Huge? Massive? Historic? All of that, and more. This is an announcement that will roll through the ICT industry, over the media industry and across the Australian political landscape.

Kevin Rudd may not be too keen on tough decisions, but he doesn’t baulk at expensive ones. The Government has reversed the last 20 years of communications policy, hitting the reset button on infrastructure ownership and plunging completely into telecommunications infrastructure.

The Government is arguing that the re-entry of the Commonwealth into telecoms infrastructure is a product of particular circumstances. It’s temporary, said the Prime Minister, with the company to be sold off five years after completing the rollout of a national Fibre-To-The-Premises network, but since that will take at least eight years, it means the Federal Government will be owning and running a major component of our communications network until well into the 2020s.

Rudd also emphasised that the Government had tested the market and, in the midst of a global economic crisis, figured the market couldn’t do the job.

But you get the feeling this is the sort of announcement many in the ALP wanted to make while they were in Opposition, but Government ownership was so unfashionable it had to be reshaped into a joint public-private initiative. Now, the private sector is in retreat and big government projects are flavour of the month. It also complements the Government’s response to the recession. 25,000 jobs a year in construction, Rudd noted. 37,000 at its peak, constructing a network to enhance Australia’s productive capacity.

The decision is a major face-saver for Stephen Conroy, who has been under immense pressure as a result of a much-delayed NBN tender process. Suddenly he will be overseeing not merely the biggest infrastructure project in Australian history — $43b over 8 years — but a fundamental change in the Australian ICT industry. From feather duster to rooster in one announcement.

There are plenty of problems, but none are immediate. In the current investment climate, government-guaranteed infrastructure bonds are likely to be popular, so there’ll be no difficulty attracting investors. The eight-year build might frustrate voters, but the network can get off to a flying start if owners of unused fibre participate, taking an equity stake in exchange for providing existing networks.

The massive company that will result from the rollout might need the same sort of restraint as Telstra, but it will be strictly confined to wholesale services, removing the current Telstra problem of anti-competitive incentives. The risk of taxpayers losing money on the venture won’t crystallise, if it ever does, until years into the future — not merely after 2010, but probably after 2013 and probably 2016 as well.

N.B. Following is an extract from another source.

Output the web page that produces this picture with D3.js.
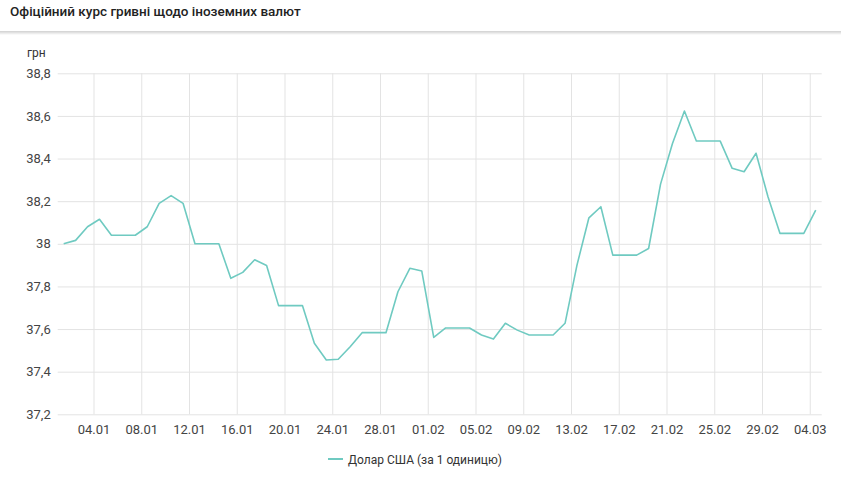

The announcement also puts the Opposition in a deep quandary. In the Coalition worldview, there’s no role for government in building these things. It should be the private sector building them, efficiently and in response to the market. But that approach left many of us in the internet Stone Age. Voters will love this. The detail won’t matter a great deal — just the grand vision. To oppose it would — apart from adding to the Coalition’s image of relentless negativity — beg the question of what they would do with the company of they were elected, as well as serve Rudd’s agenda of painting them as impractical ideologues, while he looks the visionary.

The other loser is Telstra. Telstra can buy into the company, but — something that traders perhaps didn’t realise this morning — as a retailer will be subject to strict limits, to be determined as part of the regulatory arrangements now being developed. It is inconceivable that it could buy the company outright when it is eventually offered for sale — no competition regulator would permit it. The Government has also released a discussion paper proposing major changes to telecommunications regulation essentially aimed at fixing the problem of Telstra. You can’t help but think Telstra will spend the next few years paying the price of Sol Trujillo and Phil Burgess setting out to upset governments.

This is also a decision that almost certainly would never have been made while Kerry Packer was still alive and running the Nine Network. This is a TV killer. The new network will establish an additional high-capacity delivery mechanism for content into — and out of — each Australian home, with far greater capacity than free-to-air television. Existing content providers in free-to-air and subscription TV will have to migrate to the new network or watch their competitors, and new entrants do so — and they will do so anyway. Each home will have the capacity to send content out to a community of users. The fragmentation of audiences will accelerate massively. In the old days, this would have been nobbled, like Packer nobbled digital TV.

It will take days — perhaps weeks or months — to work through all the possibilities of this, technically, commercially and politically.